Foreign investors remain highly sceptical of Indian convertible bonds after a number of 2006–07 deals ran into trouble. Yet, faced with huge redemptions in the coming 12 months, Indian issuers may be forced to reconsider issuing equity-linked instruments.
Over Rs315bn (US$6.8bn) of foreign currency convertible bonds are set to mature by March 2013, piling pressure on India’s corporate issuers. Equity-linked bankers, however, are not expecting huge defaults, but are instead readying themselves for restructurings, refinancings and even some decently sized primary deals.
Behind that sense of optimism is the enduring appetite investors have shown in Indian structured deals, despite global market volatility. Although some small- and mid-cap companies may struggle to meet redemptions, most of the CBs that large-cap issuers sold are expected to be either refinanced or paid down.
“The Indian growth story is still intact, despite global market turmoil, and there is a perception that, once certain economic indicators like inflation come under control, emerging markets will outperform,” Aloke Gupte, head of equity-linked at JP Morgan.
“Already, there are discussions between banks and corporations about primary deals and even about how best some of them can be restructured,” he added.

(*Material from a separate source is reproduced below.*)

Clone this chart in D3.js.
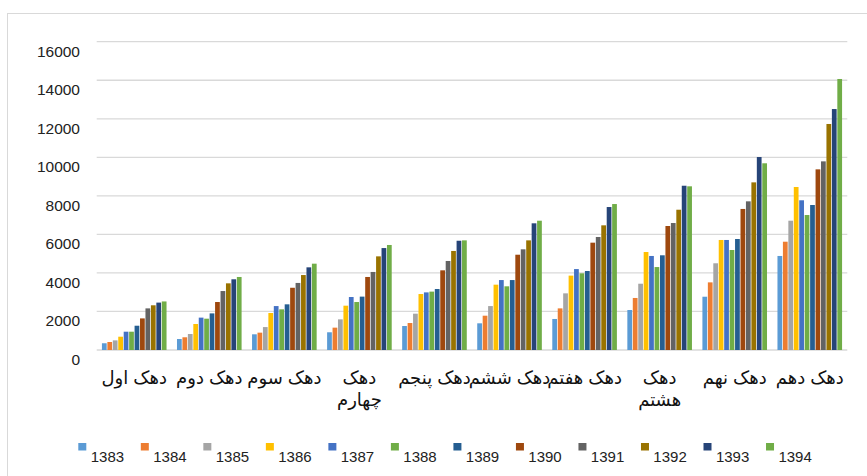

Indian CBs have been a rare commodity of late, especially relative to the 2004–07 period when high-premium, zero coupon paper from the country flooded the equity-linked market. Many companies and investors, who had bet that these stocks would rise to stratospheric levels during those years, were, however, proven completely wrong after the market turned in early 2008.
The wave of CBs left many issuers stuck with debt obligations that were, in many cases, double their market caps, and they defaulted on their obligations. The stories of repayment troubles were many in the last couple of years, but the most prominent among them were the woes of pharmaceutical group Wockhardt and new energy manufacturer Suzlon Energy. The two were the prime examples of the challenges of restructuring structured equity debt in the complicated Indian market.
Suzlon, for instance, sold two CBs for a total principal of US$500m in 2007, but ran into trouble meeting covenants on its debt and struggled to refinance bonds that ended well out of the money. Wockhardt is still fighting a long-running battle with holders of US$74m of its US$110m zero coupon CBs after defaulting in 2009.
Markets still open
As a result of troubles at these – and other – companies, foreign investors turned risk averse and showed interest only in low premium, high-yield structures, ensuring that India’s CB market had been all but non-existent in the last year or so.
However, times are changing and bankers are expecting more equity-linked business from India in the form of primary deals or refinancings that are coming up for redemption.
“Companies that have held back until the last minute really don’t have much of a choice but to accede to investors’ demands. So, there could be some deals that are basically low-premium, high-coupon structures. Also, there is still an issuance window for high-quality Indian credits – if they lower their pricing expectations,” said one banker.
Source: Reuters/Amit Dave
Suzlon proved that point in April this year, when it raised US$175m through a five-year CB that showed investors still had confidence in the company, despite its struggles with debt management. The Suzlon deal, the first CB from India in 2011, funded the company’s purchase of the remaining 4.84% stake in REpower Systems and came less than a year after the former completed the drawn-out restructuring of CBs issued in 2007.
Suzlon’s success suggested investors remained interested in Indian CBs – at the right price.
Suzlon’s CB was structured in a way that left it looking very likely to be converted into equity. It paid a 5% coupon and a 6.5% yield, with the conversion premium fixed at just 10% over a reference price of Rs49.10 – the average of the stock price on April 4 and April 1. The equity-like, low-premium, high-coupon structure was enough to draw investors into the deal.
No need for panic
Bankers pointed to small or mid-tier companies as the real worry, with many big entities still expected to meet their CB obligations or restructure their debts with relative ease.
The secondary prices of bonds coming up for redemption show investors are not panicking about some Indian CBs. The list of the top three redemptions includes Reliance Communications’ March 2012 CBs, trading at 117 – versus an accreted value of 125 – while Tata Motors July 2012’s are at 125 versus a 126 accreted value.
Bankers are also expecting a number of the upcoming redemptions to be restructured because issuers either extend maturities or agree to more equity-like terms. A recent Crisil report suggested that just 25%–30% of outstanding Indian FCCBs were likely to get converted into equity shares, while about 70%–75% of outstanding deals were likely to be redeemed or restructured as their shares were trading below their conversion prices. Crisis noted that companies might look to revise the conversion prices downwards to make conversions more attractive for bondholders.
There is, of course, a worry that some of these companies may not be able to meet redemptions – if they are unable to access alternative funding. However, they may find restructuring solutions provided they agree to dilute their shareholders.